En muchos casos se nos ofrecen tiempos y espacios para la elección y participación que anulan la posibilidad de implicación y nos ofrecen un lugar a cada uno que no altere el mapa general de la realidad. […] Un mapa de posibilidades con las coordenadas ya fijadas. Tratar lo real con honestidad significa entrar en escena no para participar en ella y escoger alguno de sus posibles, sino para tomar posición y violentar, junto a otros, la validez de sus coordenadas.

Las preguntas de Garcés reflejan los cuestionamientos que surgen en una nueva comunidad de la danza contemporánea en México. ¿Cómo hacer comunidad desde otros lugares? ¿Cómo abrir nuevos umbrales de percepción? ¿Hasta dónde nos estamos implicando políticamente? ¿Cómo se piensa el cuerpo, el tiempo y el espacio en resistencia a un poder hegemónico? ¿De qué manera ponemos nuestros cuerpos cuando hay tantos cuerpos que nos faltan?

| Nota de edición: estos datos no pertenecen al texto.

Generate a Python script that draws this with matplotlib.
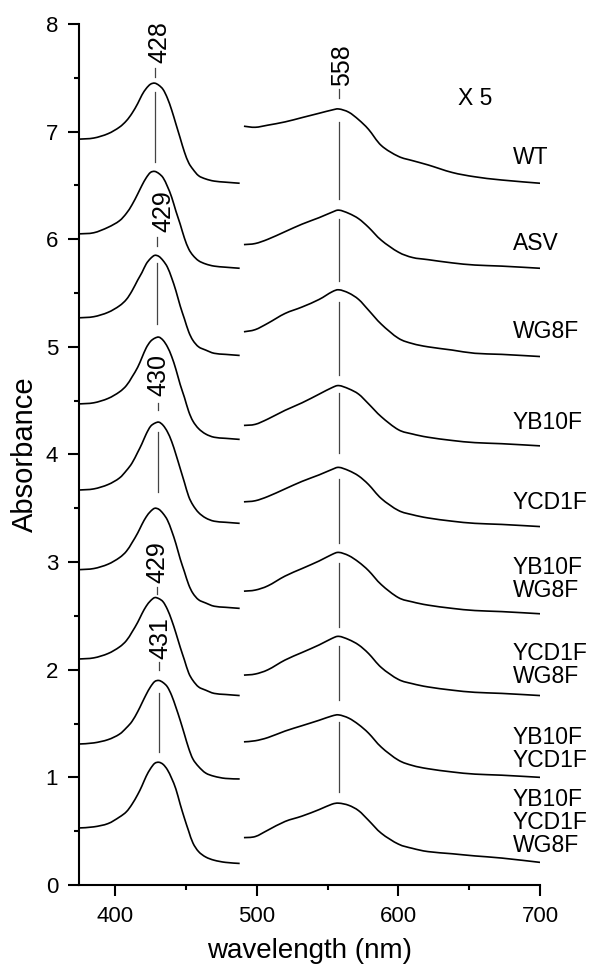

Este dossier pretende reflexionar sobre las preguntas anteriores, tal vez para encontrar respuestas, tal vez para que surjan nuevas preguntas.

[1]André Lepecki Routledge, Taylor and Francis Group, Exhausting dance, per formance and the politics of movement, Nueva York/Londres, 2006.

[2]«¿Qué es ser contemporáneo?» fue la pregunta que guió el curso de filosofía que Giorgio Agamben dictó en el Instituto Universitario de Arquitectura de Venecia. Es también el título del ensayo.

[3]Un mundo común, Ediciones Bellaterra, S.L., 2013.